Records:

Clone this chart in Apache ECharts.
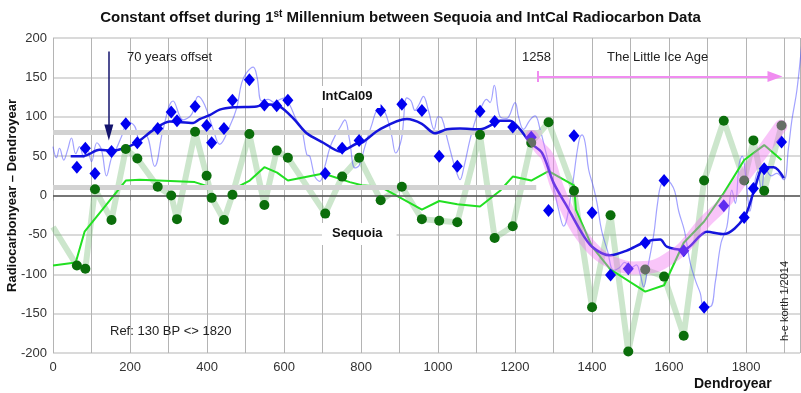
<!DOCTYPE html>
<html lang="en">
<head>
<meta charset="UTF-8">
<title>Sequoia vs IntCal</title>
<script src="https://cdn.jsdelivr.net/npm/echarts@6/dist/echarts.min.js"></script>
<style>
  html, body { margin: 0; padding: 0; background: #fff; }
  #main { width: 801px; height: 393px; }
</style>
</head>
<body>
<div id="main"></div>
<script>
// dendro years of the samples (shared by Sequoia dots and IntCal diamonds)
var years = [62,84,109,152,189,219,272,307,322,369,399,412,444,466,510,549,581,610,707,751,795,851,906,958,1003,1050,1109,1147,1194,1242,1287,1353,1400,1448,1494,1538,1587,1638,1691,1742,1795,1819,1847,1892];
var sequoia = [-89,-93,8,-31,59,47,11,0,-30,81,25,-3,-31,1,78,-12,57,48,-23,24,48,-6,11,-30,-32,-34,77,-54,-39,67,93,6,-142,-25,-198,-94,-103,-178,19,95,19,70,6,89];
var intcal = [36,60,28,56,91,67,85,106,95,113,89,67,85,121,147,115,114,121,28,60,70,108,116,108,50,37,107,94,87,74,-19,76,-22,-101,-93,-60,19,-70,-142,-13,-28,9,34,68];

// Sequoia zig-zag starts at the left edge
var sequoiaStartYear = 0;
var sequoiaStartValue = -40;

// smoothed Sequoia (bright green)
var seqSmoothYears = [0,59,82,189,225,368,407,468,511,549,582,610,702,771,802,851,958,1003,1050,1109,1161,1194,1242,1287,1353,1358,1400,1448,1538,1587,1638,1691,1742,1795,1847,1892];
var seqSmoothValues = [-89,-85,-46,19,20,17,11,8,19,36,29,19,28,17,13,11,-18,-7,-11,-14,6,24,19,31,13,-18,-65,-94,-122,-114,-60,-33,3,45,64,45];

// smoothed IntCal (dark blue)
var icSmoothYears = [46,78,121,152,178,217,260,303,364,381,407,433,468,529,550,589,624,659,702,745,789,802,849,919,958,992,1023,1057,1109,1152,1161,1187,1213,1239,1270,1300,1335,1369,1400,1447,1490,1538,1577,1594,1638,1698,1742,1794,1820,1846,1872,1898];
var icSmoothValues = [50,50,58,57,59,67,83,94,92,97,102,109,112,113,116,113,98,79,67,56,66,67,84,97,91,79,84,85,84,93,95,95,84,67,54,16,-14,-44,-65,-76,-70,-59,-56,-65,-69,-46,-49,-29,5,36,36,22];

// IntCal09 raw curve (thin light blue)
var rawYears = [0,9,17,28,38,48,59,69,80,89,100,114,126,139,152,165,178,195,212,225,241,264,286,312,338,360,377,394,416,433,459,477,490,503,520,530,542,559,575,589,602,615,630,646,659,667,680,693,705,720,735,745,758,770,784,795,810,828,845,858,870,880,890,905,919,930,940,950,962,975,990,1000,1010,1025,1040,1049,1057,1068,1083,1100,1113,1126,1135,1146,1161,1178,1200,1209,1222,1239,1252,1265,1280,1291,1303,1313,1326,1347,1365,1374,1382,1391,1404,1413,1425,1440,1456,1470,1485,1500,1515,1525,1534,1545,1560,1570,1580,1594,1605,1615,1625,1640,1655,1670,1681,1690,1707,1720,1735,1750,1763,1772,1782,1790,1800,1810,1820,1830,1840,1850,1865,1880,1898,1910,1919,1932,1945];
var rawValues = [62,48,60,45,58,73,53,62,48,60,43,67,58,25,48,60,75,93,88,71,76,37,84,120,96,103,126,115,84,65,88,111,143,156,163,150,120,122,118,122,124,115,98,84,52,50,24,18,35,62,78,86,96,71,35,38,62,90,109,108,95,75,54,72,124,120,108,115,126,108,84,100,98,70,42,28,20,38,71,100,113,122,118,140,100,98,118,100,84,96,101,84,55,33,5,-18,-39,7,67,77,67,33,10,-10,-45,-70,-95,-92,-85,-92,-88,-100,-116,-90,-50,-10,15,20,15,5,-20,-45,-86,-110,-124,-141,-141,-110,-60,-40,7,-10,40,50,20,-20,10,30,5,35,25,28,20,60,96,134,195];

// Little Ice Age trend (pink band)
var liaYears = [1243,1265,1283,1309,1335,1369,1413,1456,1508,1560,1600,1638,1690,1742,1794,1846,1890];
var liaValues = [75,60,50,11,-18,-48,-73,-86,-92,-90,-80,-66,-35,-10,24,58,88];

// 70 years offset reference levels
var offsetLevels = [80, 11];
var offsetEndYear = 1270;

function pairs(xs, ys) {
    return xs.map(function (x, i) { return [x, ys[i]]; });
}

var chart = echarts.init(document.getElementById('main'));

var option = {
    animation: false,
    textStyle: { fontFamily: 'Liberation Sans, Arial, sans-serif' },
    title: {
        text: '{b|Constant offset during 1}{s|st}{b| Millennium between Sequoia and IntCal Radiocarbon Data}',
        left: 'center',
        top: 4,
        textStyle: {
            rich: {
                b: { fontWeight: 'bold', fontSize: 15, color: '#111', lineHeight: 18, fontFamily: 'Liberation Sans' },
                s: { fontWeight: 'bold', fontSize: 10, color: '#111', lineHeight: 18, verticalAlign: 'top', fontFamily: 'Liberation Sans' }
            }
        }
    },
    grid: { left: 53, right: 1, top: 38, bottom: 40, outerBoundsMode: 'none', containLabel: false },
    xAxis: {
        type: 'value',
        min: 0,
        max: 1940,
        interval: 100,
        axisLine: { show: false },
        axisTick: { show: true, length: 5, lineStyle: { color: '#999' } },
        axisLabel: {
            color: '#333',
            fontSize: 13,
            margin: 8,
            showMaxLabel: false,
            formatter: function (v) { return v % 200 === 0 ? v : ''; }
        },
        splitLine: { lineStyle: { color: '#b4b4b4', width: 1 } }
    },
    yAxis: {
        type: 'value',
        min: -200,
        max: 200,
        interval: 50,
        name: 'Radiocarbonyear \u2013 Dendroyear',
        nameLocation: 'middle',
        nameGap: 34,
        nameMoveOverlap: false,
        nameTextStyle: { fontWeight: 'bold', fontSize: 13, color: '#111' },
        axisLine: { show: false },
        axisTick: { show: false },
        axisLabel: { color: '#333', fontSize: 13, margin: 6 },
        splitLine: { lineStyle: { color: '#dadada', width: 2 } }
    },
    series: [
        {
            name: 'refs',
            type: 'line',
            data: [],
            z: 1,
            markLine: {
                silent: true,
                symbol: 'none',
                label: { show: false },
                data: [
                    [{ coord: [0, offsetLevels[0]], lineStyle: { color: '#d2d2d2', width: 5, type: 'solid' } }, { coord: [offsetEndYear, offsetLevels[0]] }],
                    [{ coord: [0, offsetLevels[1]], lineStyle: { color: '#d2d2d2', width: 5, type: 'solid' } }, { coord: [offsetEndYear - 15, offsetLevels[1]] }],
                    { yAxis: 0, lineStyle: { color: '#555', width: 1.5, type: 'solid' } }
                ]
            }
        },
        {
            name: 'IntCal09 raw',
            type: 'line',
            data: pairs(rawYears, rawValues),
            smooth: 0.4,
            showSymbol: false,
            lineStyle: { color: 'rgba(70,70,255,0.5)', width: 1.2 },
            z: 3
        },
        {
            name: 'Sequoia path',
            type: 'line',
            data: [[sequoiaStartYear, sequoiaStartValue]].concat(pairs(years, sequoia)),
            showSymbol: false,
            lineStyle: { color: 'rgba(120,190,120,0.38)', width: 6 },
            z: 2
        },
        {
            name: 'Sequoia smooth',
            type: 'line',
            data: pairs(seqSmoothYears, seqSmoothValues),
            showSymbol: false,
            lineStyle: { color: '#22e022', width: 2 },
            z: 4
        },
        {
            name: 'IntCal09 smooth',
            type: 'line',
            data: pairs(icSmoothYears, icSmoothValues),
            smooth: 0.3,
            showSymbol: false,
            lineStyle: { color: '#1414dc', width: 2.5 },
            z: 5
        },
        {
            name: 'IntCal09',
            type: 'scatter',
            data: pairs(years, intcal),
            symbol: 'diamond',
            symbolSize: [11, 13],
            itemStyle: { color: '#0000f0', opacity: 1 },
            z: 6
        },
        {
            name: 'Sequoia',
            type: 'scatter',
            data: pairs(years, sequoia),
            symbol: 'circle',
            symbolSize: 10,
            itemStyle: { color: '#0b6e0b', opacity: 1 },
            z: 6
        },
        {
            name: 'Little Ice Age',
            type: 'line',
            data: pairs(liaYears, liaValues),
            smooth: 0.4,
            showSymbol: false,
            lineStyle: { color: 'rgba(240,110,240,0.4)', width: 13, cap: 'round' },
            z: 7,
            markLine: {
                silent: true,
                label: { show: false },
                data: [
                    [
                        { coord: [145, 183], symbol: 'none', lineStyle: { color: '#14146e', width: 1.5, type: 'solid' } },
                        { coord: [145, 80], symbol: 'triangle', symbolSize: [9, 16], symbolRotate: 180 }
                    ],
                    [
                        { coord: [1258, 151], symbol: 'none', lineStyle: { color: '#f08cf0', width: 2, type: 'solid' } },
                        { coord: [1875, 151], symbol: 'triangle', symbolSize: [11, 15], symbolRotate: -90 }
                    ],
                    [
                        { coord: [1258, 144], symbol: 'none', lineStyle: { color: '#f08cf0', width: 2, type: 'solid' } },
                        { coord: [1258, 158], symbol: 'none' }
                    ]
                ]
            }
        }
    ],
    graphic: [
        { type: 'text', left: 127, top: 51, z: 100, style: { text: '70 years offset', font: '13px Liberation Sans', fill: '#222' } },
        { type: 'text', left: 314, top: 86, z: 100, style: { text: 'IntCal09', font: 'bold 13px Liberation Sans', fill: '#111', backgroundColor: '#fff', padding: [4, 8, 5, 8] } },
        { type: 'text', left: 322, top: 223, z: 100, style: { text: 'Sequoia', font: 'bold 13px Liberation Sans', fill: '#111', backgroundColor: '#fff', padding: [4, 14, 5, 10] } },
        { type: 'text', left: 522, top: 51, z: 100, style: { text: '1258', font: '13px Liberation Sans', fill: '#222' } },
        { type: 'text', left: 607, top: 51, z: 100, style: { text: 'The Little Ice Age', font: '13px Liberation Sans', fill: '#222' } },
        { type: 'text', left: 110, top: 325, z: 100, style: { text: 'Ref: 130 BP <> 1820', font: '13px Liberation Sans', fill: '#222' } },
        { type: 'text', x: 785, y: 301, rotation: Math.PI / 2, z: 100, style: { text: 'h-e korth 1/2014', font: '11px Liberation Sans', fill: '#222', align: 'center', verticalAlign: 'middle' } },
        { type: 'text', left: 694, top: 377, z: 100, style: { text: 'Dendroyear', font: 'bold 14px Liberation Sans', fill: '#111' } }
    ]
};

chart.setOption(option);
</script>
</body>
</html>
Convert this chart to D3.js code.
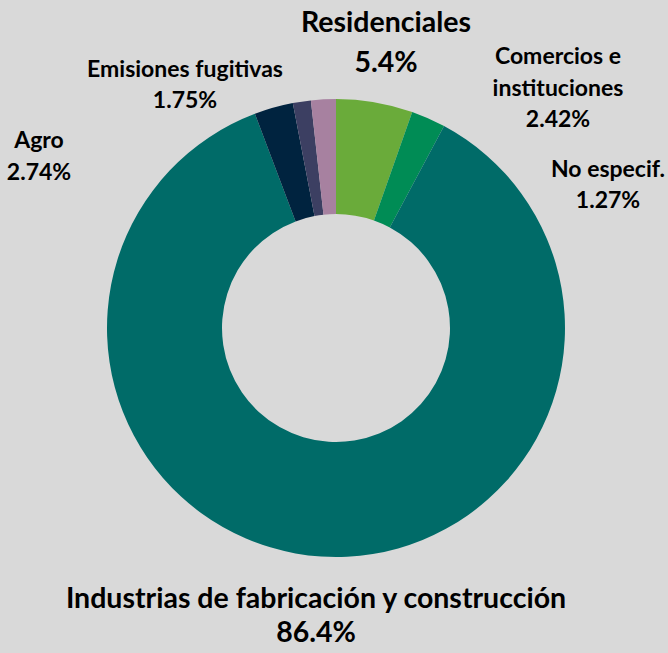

### Written request
Look through the entries above and report the number of lines that contain "this". Write only the number.

### Final result
2